From the start there was a silly soap opera concerning Rodriguez breaking his West Virginia contract. It brought daily stories of embarrassing, unnecessary sniping and strange document shredding that didn’t mesh with Michigan’s reserved tradition. There was a disastrous 3-9 opening season that ended the school’s 33-year bowl streak and a 5-7 “rebound” last year. Rodriguez has lost to Ohio State by a combined score of 63-17.
And now there is this, hardly the worst scandal in NCAA history but still the first major violations in the program’s 130-year history. Worst of all, it’s led to all sorts of cackling jokes by Spartans and Buckeyes about how exactly Michigan could be practicing too much.
So welcome to the hottest seat in college football heading into the season.
Rodriguez will not be fired for this case.
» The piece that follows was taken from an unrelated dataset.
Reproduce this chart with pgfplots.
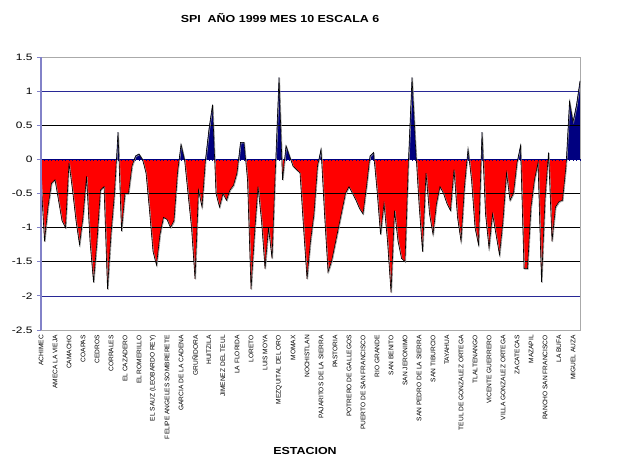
\documentclass[border=0pt]{standalone}
\usepackage{fontspec}
\setmainfont{Liberation Sans}
\newfontfamily\wide[FakeStretch=1.28]{Liberation Sans}
\newfontfamily\widet[FakeStretch=1.22]{Liberation Sans}
\usepackage{pgfplots}
\usepackage{pgfplotstable}
\pgfplotsset{compat=1.18}
\definecolor{navyc}{RGB}{0,0,128}
\definecolor{gridblue}{RGB}{40,40,150}
\definecolor{axblue}{RGB}{130,130,200}
\definecolor{bordergray}{RGB}{170,170,170}
\pgfplotstableread{
i v
0 -0.3
1 -1.2
2 -0.7
3 -0.35
4 -0.3
5 -0.6
6 -0.9
7 -1.0
8 -0.05
9 -0.45
10 -0.9
11 -1.25
12 -0.85
13 -0.25
14 -1.2
15 -1.8
16 -1.2
17 -0.45
18 -0.4
19 -1.9
20 -1.1
21 -0.5
22 0.4
23 -1.05
24 -0.5
25 -0.5
26 -0.1
27 0.05
28 0.08
29 0.0
30 -0.2
31 -0.75
32 -1.35
33 -1.55
34 -1.1
35 -0.85
36 -0.88
37 -1.0
38 -0.9
39 -0.2
40 0.22
41 0.0
42 -0.5
43 -1.0
44 -1.75
45 -0.45
46 -0.7
47 0.0
48 0.45
49 0.8
50 -0.5
51 -0.7
52 -0.5
53 -0.6
54 -0.45
55 -0.38
56 -0.2
57 0.25
58 0.25
59 -0.3
60 -1.9
61 -1.1
62 -0.4
63 -0.9
64 -1.6
65 -1.0
66 -1.45
67 -0.1
68 1.2
69 -0.3
70 0.2
71 0.05
72 -0.1
73 -0.15
74 -0.2
75 -1.0
76 -1.75
77 -1.2
78 -0.8
79 -0.1
80 0.15
81 -0.8
82 -1.65
83 -1.5
84 -1.25
85 -1.0
86 -0.75
87 -0.5
88 -0.4
89 -0.5
90 -0.6
91 -0.72
92 -0.8
93 -0.4
94 0.05
95 0.1
96 -0.45
97 -1.1
98 -0.65
99 -1.2
100 -1.95
101 -0.75
102 -1.2
103 -1.45
104 -1.5
105 0.0
106 1.2
107 0.2
108 -0.65
109 -1.35
110 -0.2
111 -0.8
112 -1.1
113 -0.65
114 -0.4
115 -0.5
116 -0.65
117 -0.75
118 -0.15
119 -0.85
120 -1.2
121 -0.4
122 0.15
123 -0.3
124 -1.0
125 -1.25
126 0.4
127 -0.8
128 -1.3
129 -0.8
130 -1.1
131 -1.4
132 -0.9
133 -0.2
134 -0.6
135 -0.5
136 -0.05
137 0.2
138 -1.6
139 -1.6
140 -0.7
141 -0.3
142 -0.05
143 -1.8
144 -0.6
145 0.1
146 -1.2
147 -0.7
148 -0.62
149 -0.6
150 -0.1
151 0.85
152 0.55
153 0.8
154 1.15
}\spi
\pgfplotsset{fillax/.style={scale only axis, width=539pt, xmin=0, xmax=154, hide axis, clip=true, anchor=south west}}
\begin{document}
\begin{tikzpicture}
\path[use as bounding box] (0pt,0pt) rectangle (632pt,459pt);
% negative part (red)
\begin{axis}[fillax, at={(41pt,129pt)}, height=170.625pt, ymin=-2.5, ymax=0]
\addplot[fill=red, draw=none] table[x=i,y=v]{\spi} \closedcycle;
\end{axis}
% positive part (navy)
\begin{axis}[fillax, at={(41pt,299.625pt)}, height=102.375pt, ymin=0, ymax=1.5]
\addplot[fill=navyc, draw=none] table[x=i,y=v]{\spi} \closedcycle;
\end{axis}
\begin{axis}[
  at={(41pt,129pt)}, anchor=south west,
  scale only axis, width=539pt, height=273pt,
  xmin=0, xmax=154, ymin=-2.5, ymax=1.5,
  axis line style={bordergray},
  ytick={-2.5,-2,-1.5,-1,-0.5,0,0.5,1,1.5},
  yticklabels={-2.5,-2,-1.5,-1,-0.5,0,0.5,1,1.5},
  yticklabel style={font=\wide\fontsize{9.3}{10}\selectfont, xshift=-1pt},
  ytick pos=left, tick align=outside,
  major tick length=4pt,
  ytick style={axblue, line width=0.8pt},
  xtick={0,4,...,152},
  xticklabels={ACHIMEC,AMECA LA VIEJA,CAMACHO,COAPAS,CEDROS,CORRALES,EL CAZADERO,EL ROMERILLO,EL SAUZ (LEOBARDO REY),FELIPE ANGELES SOMBRERETE,GARCIA DE LA CADENA,GRUÑIDORA,HUITZILA,JIMENEZ DEL TEUL,LA FLORIDA,LORETO,LUIS MOYA,MEZQUITAL DEL ORO,MOMAX,NOCHISTLAN,PAJARITOS DE LA SIERRA,PASTORIA,POTRERO DE GALLEGOS,PUERTO DE SAN FRANCISCO,RIO GRANDE,SAN BENITO,SAN JERONIMO,SAN PEDRO DE LA SIERRA,SAN TIBURCIO,TAYAHUA,TEUL DE GONZALEZ ORTEGA,TLALTENANGO,VICENTE GUERRERO,VILLA GONZALEZ ORTEGA,ZACATECAS,MAZAPIL,RANCHO SAN FRANCISCO,LA BUFA,MIGUEL AUZA},
  xticklabel style={rotate=90, anchor=east, font=\fontsize{6.6}{7}\selectfont, inner sep=1pt},
  xtick style={draw=none},
  ymajorgrids, major grid style={black, line width=0.6pt},
  clip=false,
]
\draw[gridblue, line width=0.6pt] (axis cs:0,1) -- (axis cs:154,1);
\draw[gridblue, line width=0.6pt] (axis cs:0,-2) -- (axis cs:154,-2);
\draw[navyc, line width=0.8pt] (axis cs:0,0) -- (axis cs:154,0);
\pgfplotsinvokeforeach{0,...,154}{\draw[navyc, line width=0.5pt] (axis cs:#1,0) -- ++(0pt,-2pt);}
\addplot[black!40, line width=0.6pt, xshift=0.7pt, yshift=-0.7pt] table[x=i,y=v]{\spi};
\addplot[black, line width=0.6pt] table[x=i,y=v]{\spi};
\draw[axblue, line width=1.2pt] (rel axis cs:0,0) -- (rel axis cs:0,1);
\end{axis}
\node[font=\widet\bfseries\fontsize{10.2}{12}\selectfont] at (280pt,441pt) {SPI\ \ AÑO 1999 MES 10 ESCALA 6};
\node[font=\widet\bfseries\fontsize{10.2}{12}\selectfont] at (305pt,8pt) {ESTACION};
\end{tikzpicture}
\end{document}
Michigan athletic director David Brandon reaffirmed his temporary job security and the school even disputed the NCAA claim that Rodriguez didn’t foster a culture of compliance.
Know this, though, he will be gone if there isn’t dramatic improvement on the field next fall.
To say a return to a bowl game is enough sets the bar incredibly low. More than 70 percent of BCS conference teams reach some bowl game. All you need is a 6-6 record and Michigan has seven home games, including one against a team from the FCS.
This is what it’s come to, though, proof, once again, in college football that without the proper coach, any school is capable of struggling. When USC, Alabama, Texas, Miami and others haven’t had the right guy, they’ve faded fast.
All have found a replacement and promptly returned.
The question is whether Michigan can rebound under Rodriguez? Or does the 2010 Wolverines season amount to this year’s Charlie Weis/Notre Dame last chance campaign where any loss is considered a referendum on the future? It’s no way to operate a college football team, but after eight wins in two seasons you don’t get to set the guidelines.
Rodriguez has had three recruiting classes (although only two full ones) to change the skill sets that he said was necessary. He has three of his preferred quick, elusive quarterbacks, although two are sophomores and one a freshman. Through extensive weight training his linemen have gone from the traditional Michigan muscle to leaner, swifter blockers. He has some of the personnel he thinks is needed in his defense, although who knows if that spread-out scheme can ever work in the physical Big Ten.
In the past, when he got his players, he won big. There remains plenty of optimism that he’ll do it again. He better.
In the season with no room for error, one of those watershed games looms in week one. Michigan will celebrate its nearly quarter-billion dollar renovations to the Big House. It will host a tricky Connecticut team that is a way better program than many Wolverines fans realize. It’s not unlike his first game at Michigan when Utah, a team that would wind up 13-0, won in Ann Arbor in front of many fans who neither recognized nor respected its stature.
Amidst the grumbling that fine fall day was that soon enough Rodriguez would get it turned around. He hasn’t.
Tuesday the school and its football coach made public its answers to the NCAA over these allegations.
The more important questions about the state of the on-field Wolverines still await the “Rich Rodriguez Response.”